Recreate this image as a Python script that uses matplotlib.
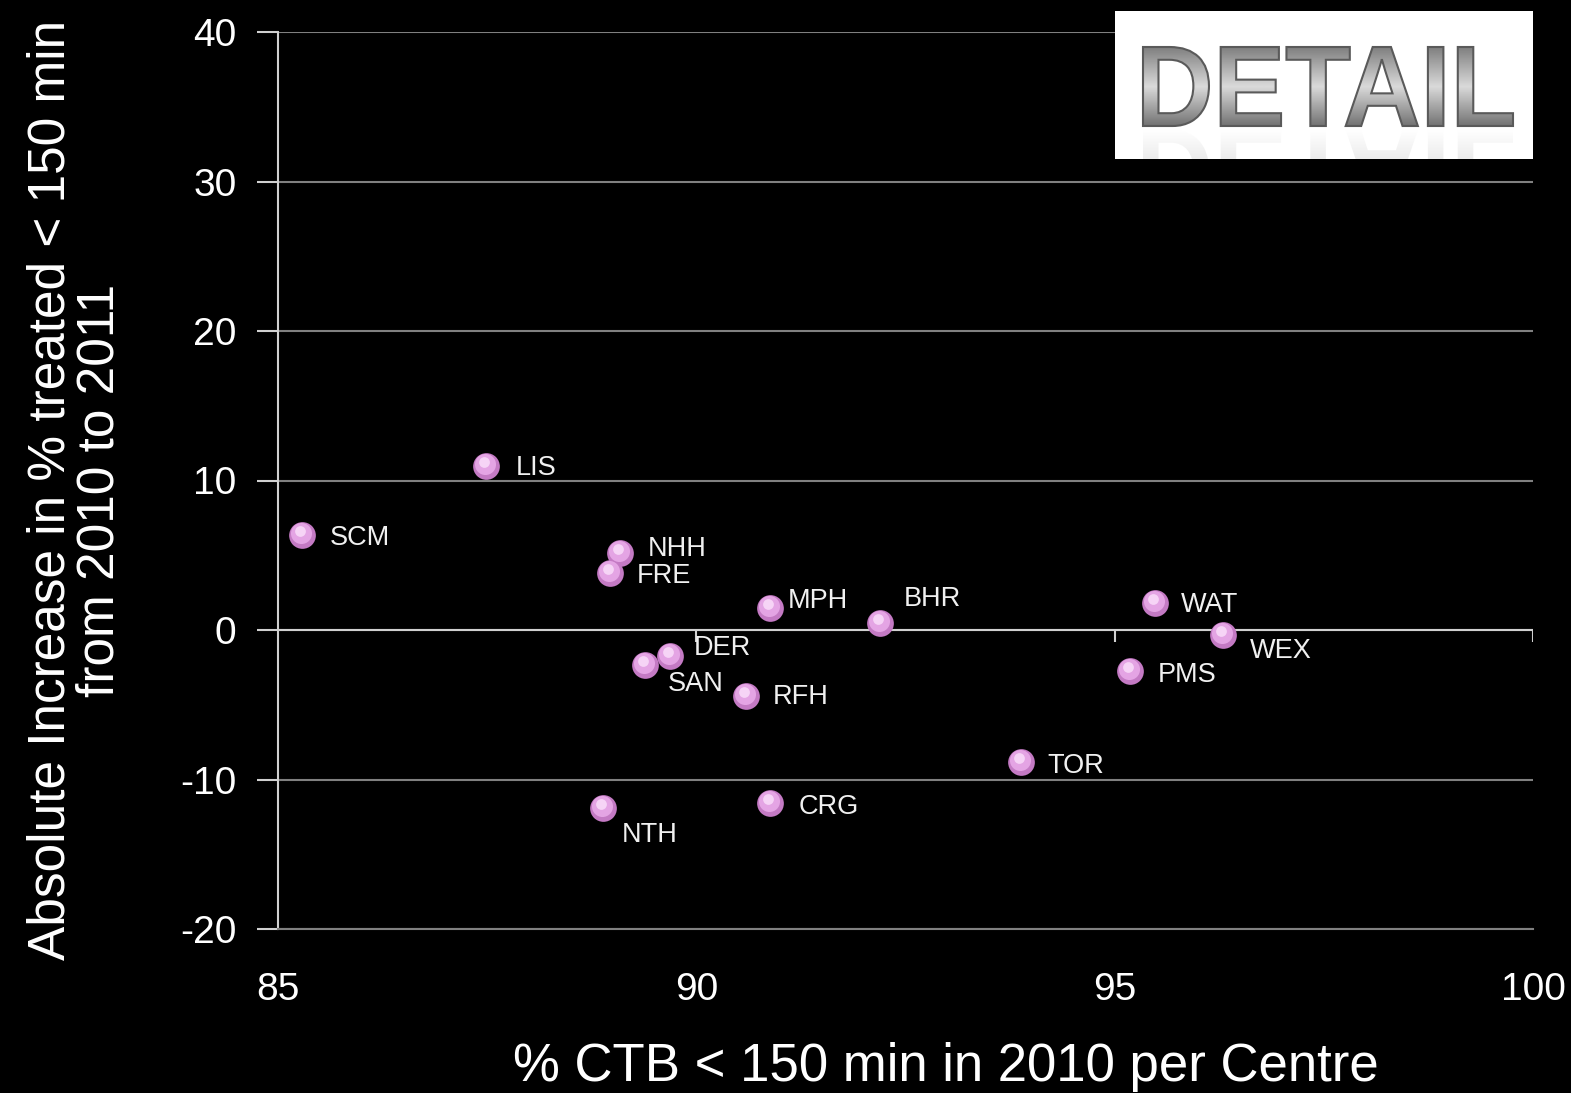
import numpy as np
import matplotlib.pyplot as plt
from matplotlib.textpath import TextPath
from matplotlib.patches import PathPatch
from matplotlib.font_manager import FontProperties
from matplotlib.transforms import Affine2D, offset_copy

plt.rcParams['font.family'] = ['Liberation Sans', 'DejaVu Sans']
plt.rcParams['axes.unicode_minus'] = False

# Data
centres = ['LIS', 'SCM', 'NHH', 'FRE', 'MPH', 'BHR', 'DER', 'SAN',
           'RFH', 'CRG', 'NTH', 'TOR', 'WAT', 'WEX', 'PMS']
ctb_2010 = [87.49, 85.29, 89.09, 88.97, 90.88, 92.19, 89.68, 89.39,
            90.59, 90.88, 88.88, 93.88, 95.48, 96.29, 95.18]
increase = [11.0, 6.35, 5.15, 3.8, 1.5, 0.5, -1.75, -2.35,
            -4.4, -11.6, -11.9, -8.85, 1.8, -0.35, -2.75]
# label offsets (pixels)
lab_dx = [29, 27, 28, 27, 18, 24, 24, 22, 27, 29, 19, 26, 26, 27, 28]
lab_dy = [-2, -3, 4, -3, 7, 24, 8, -19, -1, -4, -27, -4, -2, -16, -4]

xticks = [85, 90, 95, 100]
yticks = [-20, -10, 0, 10, 20, 30, 40]

fig = plt.figure(figsize=(15.71, 10.93), dpi=100, facecolor='black')
ax = fig.add_axes([278/1571, 1 - 929/1093, (1533-278)/1571, (929-32)/1093])
ax.set_facecolor('black')
ax.set_xlim(85, 100)
ax.set_ylim(-20, 40)

ax.set_yticks(yticks)
ax.set_xticks(xticks)
ax.yaxis.grid(True, color='#808080', linewidth=1.5)
ax.set_axisbelow(True)
for s in ['top', 'right']:
    ax.spines[s].set_visible(False)
ax.spines['left'].set_color('#d0d0d0')
ax.spines['left'].set_linewidth(1.5)
ax.spines['bottom'].set_color('#808080')
ax.spines['bottom'].set_linewidth(1.5)
ax.tick_params(axis='y', colors='#d0d0d0', length=15, width=1.5,
               labelsize=28, labelcolor='white', pad=15)
ax.tick_params(axis='x', length=0, labelsize=28, labelcolor='white', pad=31)

# zero line with its tick marks
ax.axhline(0, color='#d0d0d0', linewidth=1.5)
ax.vlines(xticks[1:], -0.8, 0, color='#d0d0d0', linewidth=1.5)

# sphere-like markers
sh1 = offset_copy(ax.transData, fig=fig, x=-1, y=2, units='dots')
sh2 = offset_copy(ax.transData, fig=fig, x=-2, y=4, units='dots')
ax.scatter(ctb_2010, increase, s=370, color='#c47ac4', zorder=3, linewidths=0)
ax.scatter(ctb_2010, increase, s=230, color='#e4a4e4', zorder=4,
           linewidths=0, transform=sh1)
ax.scatter(ctb_2010, increase, s=60, color='#f6d4f6', zorder=5,
           linewidths=0, transform=sh2)

for name, x, y, dx, dy in zip(centres, ctb_2010, increase, lab_dx, lab_dy):
    ax.annotate(name, (x, y), xytext=(dx, dy), textcoords='offset pixels',
                ha='left', va='center', fontsize=19.5, color='#f0f0f0')

fig.text(946/1571, 26/1093, '% CTB < 150 min in 2010 per Centre',
         ha='center', va='center', fontsize=38, color='white')
fig.text(76/1571, 1 - 490/1093,
         'Absolute Increase in % treated < 150 min\nfrom 2010 to 2011',
         ha='center', va='center', rotation=90, fontsize=37, color='white',
         linespacing=1.0)

# "DETAIL" badge
bx = fig.add_axes([1115/1571, 1 - 159/1093, 418/1571, 148/1093])
bx.set_facecolor('white')
bx.set_xticks([])
bx.set_yticks([])
for s in bx.spines.values():
    s.set_visible(False)

tp = TextPath((0, 0), 'DETAIL', size=100,
              prop=FontProperties(family='Liberation Sans', weight='bold'))
ext = tp.get_extents()
x0, x1, y0, y1 = 28, 398, 33, 112
tr = Affine2D().translate(-ext.x0, -ext.y0).scale(
    (x1 - x0) / ext.width, (y1 - y0) / ext.height).translate(x0, y0)
path = tr.transform_path(tp)

# reflection
rtr = Affine2D().translate(0, -y0).scale(1, -1).translate(0, y0 - 4)
rpath = rtr.transform_path(path)
bx.add_patch(PathPatch(rpath, facecolor='#ececec', edgecolor='none', zorder=1))
fade = np.linspace(0, 1, 100).reshape(-1, 1)
bx.imshow(np.dstack([np.ones((100, 1, 3)), fade]), extent=(0, 418, 0, y0 - 4),
          aspect='auto', origin='lower', zorder=2)

# gradient-filled letters
grad = np.concatenate([np.linspace(0.45, 0.85, 50), np.linspace(0.85, 0.5, 50)])
grad = grad.reshape(-1, 1)
im = bx.imshow(grad, cmap='gray', vmin=0, vmax=1, extent=(0, 418, y0, y1),
               aspect='auto', origin='lower', zorder=3)
outline = PathPatch(path, facecolor='none', edgecolor='#5a5a5a',
                    linewidth=1.5, zorder=4)
bx.add_patch(outline)
im.set_clip_path(outline)
bx.set_xlim(0, 418)
bx.set_ylim(0, 148)

fig.savefig('out.png', dpi=100, facecolor='black')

-----

> _Exercise_: Please extract exactly the lines of the data, from the first through the line containing "ax.set_ylim(-20, 40)", and add no pictures to the copy.

> _Exercise output_:
Recreate this image as a Python script that uses matplotlib.
import numpy as np
import matplotlib.pyplot as plt
from matplotlib.textpath import TextPath
from matplotlib.patches import PathPatch
from matplotlib.font_manager import FontProperties
from matplotlib.transforms import Affine2D, offset_copy

plt.rcParams['font.family'] = ['Liberation Sans', 'DejaVu Sans']
plt.rcParams['axes.unicode_minus'] = False

# Data
centres = ['LIS', 'SCM', 'NHH', 'FRE', 'MPH', 'BHR', 'DER', 'SAN',
           'RFH', 'CRG', 'NTH', 'TOR', 'WAT', 'WEX', 'PMS']
ctb_2010 = [87.49, 85.29, 89.09, 88.97, 90.88, 92.19, 89.68, 89.39,
            90.59, 90.88, 88.88, 93.88, 95.48, 96.29, 95.18]
increase = [11.0, 6.35, 5.15, 3.8, 1.5, 0.5, -1.75, -2.35,
            -4.4, -11.6, -11.9, -8.85, 1.8, -0.35, -2.75]
# label offsets (pixels)
lab_dx = [29, 27, 28, 27, 18, 24, 24, 22, 27, 29, 19, 26, 26, 27, 28]
lab_dy = [-2, -3, 4, -3, 7, 24, 8, -19, -1, -4, -27, -4, -2, -16, -4]

xticks = [85, 90, 95, 100]
yticks = [-20, -10, 0, 10, 20, 30, 40]

fig = plt.figure(figsize=(15.71, 10.93), dpi=100, facecolor='black')
ax = fig.add_axes([278/1571, 1 - 929/1093, (1533-278)/1571, (929-32)/1093])
ax.set_facecolor('black')
ax.set_xlim(85, 100)
ax.set_ylim(-20, 40)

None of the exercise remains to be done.